I can totally see how the stats at the start of the blog have come about. Support and understanding, not only from each other but also friends, family and work colleagues is paramount in retaining your health, sanity and relationship. Don't underestimate people, most folk have experienced a sleepless night and will know exactly how you feel if you're dealing with it on such a regular basis.
As a final thought, I want to acknowledge something I realised last night. After yet another few hours of Elin playing her favourite game of 'dodge the sleep' I predictably relented and let her come into our bed. She, equally predictably, falls into a deeper sleep than Princess Aurora the moment her head hits our pillows (though sadly even that failsafe comfort doesn't seem to even be working lately).
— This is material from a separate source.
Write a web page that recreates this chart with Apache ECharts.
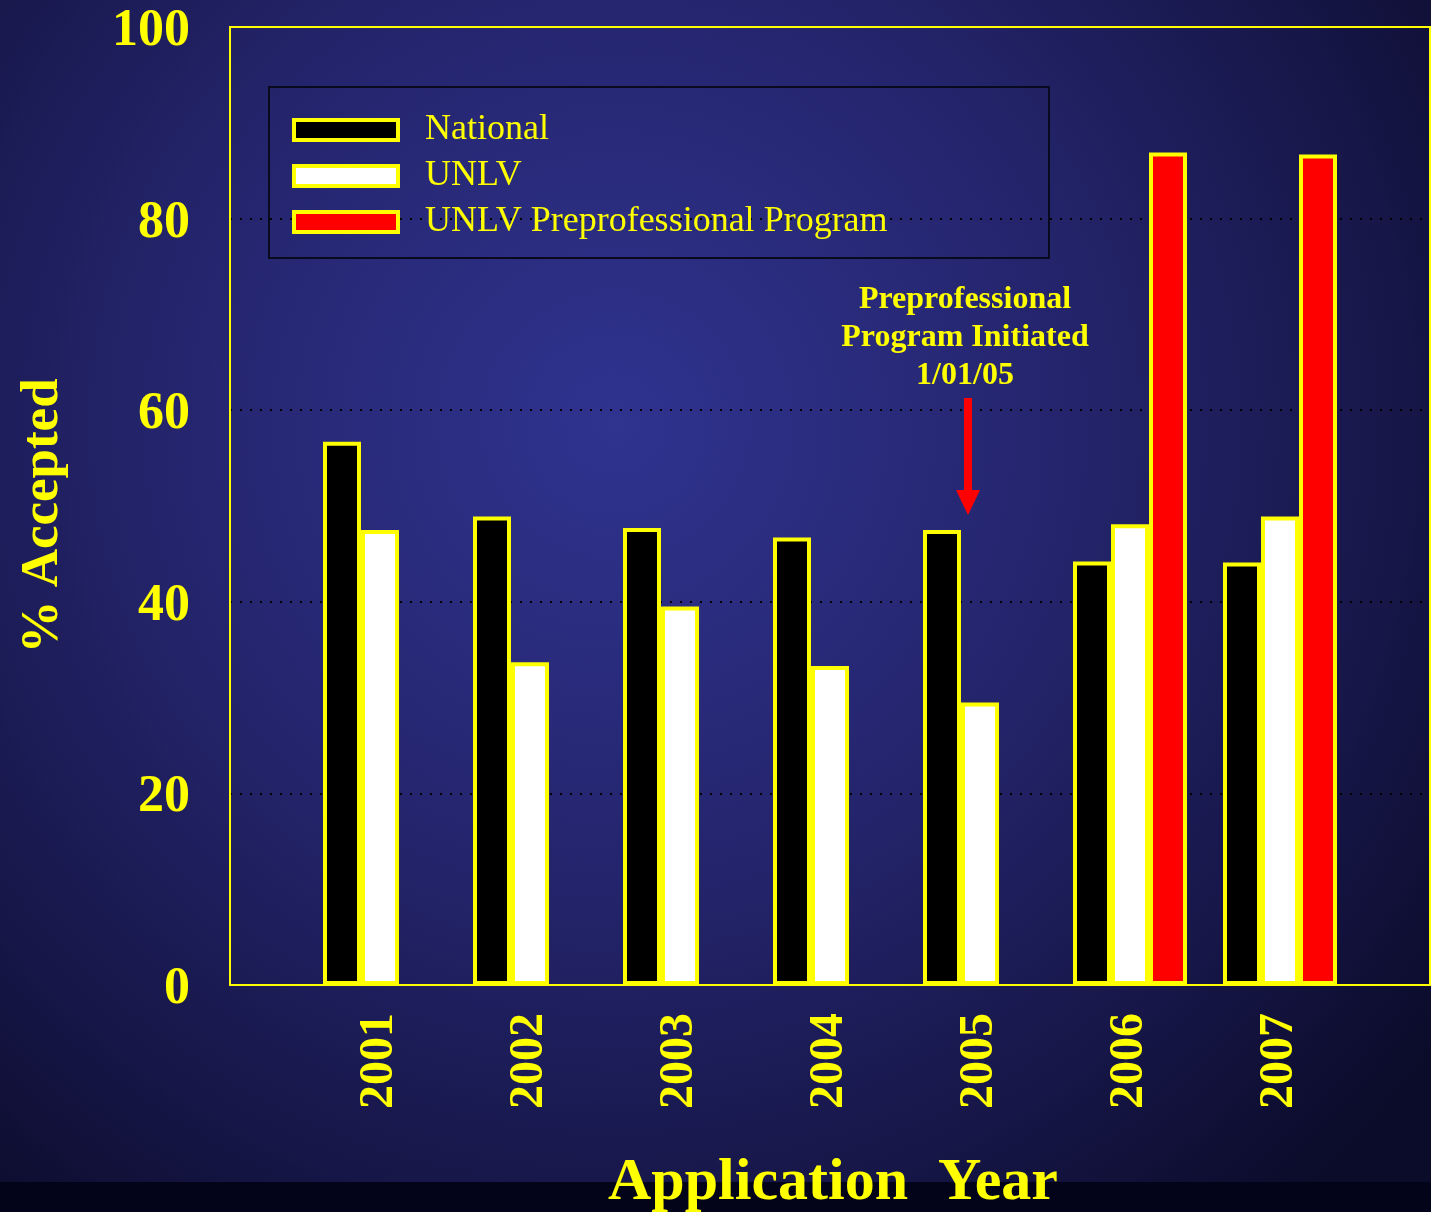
<!DOCTYPE html>
<html>
<head>
<meta charset="utf-8">
<script src="https://cdn.jsdelivr.net/npm/echarts@6/dist/echarts.min.js"></script>
<style>html,body{margin:0;padding:0;background:#0a0a28;}#c{width:1431px;height:1212px;}</style>
</head>
<body>
<div id="c"></div>
<script>
const categories = ['2001','2002','2003','2004','2005','2006','2007'];
const seriesNames = ['National','UNLV','UNLV Preprofessional Program'];
const national = [56.7, 48.9, 47.7, 46.7, 47.5, 44.2, 44.1];
const unlv = [47.5, 33.7, 39.5, 33.3, 29.5, 48.1, 48.9];
const prepro = [null, null, null, null, null, 86.9, 86.7];
const yTicks = [0, 20, 40, 60, 80, 100];
const annotationText = 'Preprofessional\nProgram Initiated\n1/01/05';
const xTitle = 'Application  Year';
const yTitle = '% Accepted';

const SERIF = "'Liberation Serif','Times New Roman',serif";
const YELLOW = '#ffff00';
const axisCats = [''].concat(categories, ['']);
const pad = arr => [null].concat(arr, [null]);

const chart = echarts.init(document.getElementById('c'), null, {renderer: 'canvas'});
function barSeries(name, data, color) {
  return {
    name: name, type: 'bar', data: pad(data), barWidth: 38, barGap: '0%',
    itemStyle: {color: color, borderColor: YELLOW, borderWidth: 4},
    emphasis: {disabled: true}, animation: false
  };
}
chart.setOption({
  animation: false,
  backgroundColor: {
    type: 'radial', x: 0.43, y: 0.35, r: 0.85,
    colorStops: [
      {offset: 0, color: '#30338f'},
      {offset: 0.45, color: '#24246c'},
      {offset: 0.75, color: '#17174a'},
      {offset: 1, color: '#0b0b2a'}
    ]
  },
  grid: {left: 230, top: 27, right: 1, bottom: 227, show: true, borderColor: YELLOW, borderWidth: 2, backgroundColor: 'transparent'},
  legend: {
    orient: 'vertical', left: 292, top: 107, padding: 0, itemGap: 0,
    itemWidth: 104, itemHeight: 20, icon: 'rect',
    itemStyle: {borderColor: YELLOW, borderWidth: 4},
    data: seriesNames,
    textStyle: {color: YELLOW, fontFamily: SERIF, fontSize: 36, lineHeight: 46, padding: [0, 0, 0, 22]},
    selectedMode: false
  },
  xAxis: {
    type: 'category', data: axisCats, boundaryGap: false,
    axisLine: {lineStyle: {color: YELLOW, width: 2}},
    axisTick: {show: false},
    splitLine: {show: false},
    axisLabel: {rotate: 90, margin: 28, color: YELLOW, fontFamily: SERIF, fontWeight: 'bold', fontSize: 48, interval: 0}
  },
  yAxis: {
    type: 'value', min: 0, max: 100, interval: 20,
    axisLine: {show: true, lineStyle: {color: YELLOW, width: 2}},
    axisTick: {show: false},
    splitLine: {show: true, lineStyle: {color: '#000000', width: 2, type: [2, 8]}},
    axisLabel: {margin: 40, color: YELLOW, fontFamily: SERIF, fontWeight: 'bold', fontSize: 52,
      formatter: v => yTicks.indexOf(v) >= 0 ? '{a|' + v + '}' : '',
      rich: {a: {color: YELLOW, fontFamily: SERIF, fontWeight: 'bold', fontSize: 52, padding: [9, 0, 0, 0]}}}
  },
  series: [
    barSeries(seriesNames[0], national, '#000000'),
    barSeries(seriesNames[1], unlv, '#ffffff'),
    barSeries(seriesNames[2], prepro, '#ff0000')
  ],
  graphic: [
    {type: 'rect', left: 0, top: 1182, shape: {width: 1431, height: 30}, style: {fill: '#03031a'}, z: -10, silent: true},
    {type: 'line', shape: {x1: 229, y1: 27, x2: 1431, y2: 27}, style: {stroke: YELLOW, lineWidth: 2}, z: 20, silent: true},
    {type: 'rect', shape: {x: 269, y: 87, width: 780, height: 171}, style: {fill: 'none', stroke: '#0a0a1e', lineWidth: 2}, z: 5, silent: true},
    {type: 'text', x: 965, y: 281, style: {text: annotationText, fill: YELLOW, font: 'bold 32px ' + SERIF, align: 'center', verticalAlign: 'top', lineHeight: 38}, z: 10},
    {type: 'rect', shape: {x: 964, y: 398, width: 8, height: 94}, style: {fill: '#ff0000'}, z: 10},
    {type: 'polygon', shape: {points: [[956, 490], [980, 490], [968, 515]]}, style: {fill: '#ff0000'}, z: 10},
    {type: 'text', x: 833, y: 1183, style: {text: xTitle, fill: YELLOW, font: 'bold 60px ' + SERIF, align: 'center', verticalAlign: 'middle'}, z: 10},
    {type: 'text', x: 43, y: 516, rotation: Math.PI / 2, style: {text: yTitle, fill: YELLOW, font: 'bold 53px ' + SERIF, align: 'center', verticalAlign: 'middle'}, z: 10}
  ]
});
</script>
</body>
</html>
As I've outlined, it's beyond tiring (and not to mention tight for space- sardines in a tin, anyone?) but the truth is, sometimes its hard to feel needed by Elin as a Mummy, in the traditional sense. So if I guess if I have to wait until 2am for her to really need me and only me then I'll be there every time and despite absolutely everything, I'll be smiling for her. I know how lucky I am to even have the option of having her close and safe each night. As I eventually, inevitably, watch her nod off, I wonder what she dreams about. Is she as happy in her dreams as she is when she wakes me, smiling as she always is? I hope so. I hope, in her dreams, she is free.
Have a wonderful, sleep-filled weekend, folks.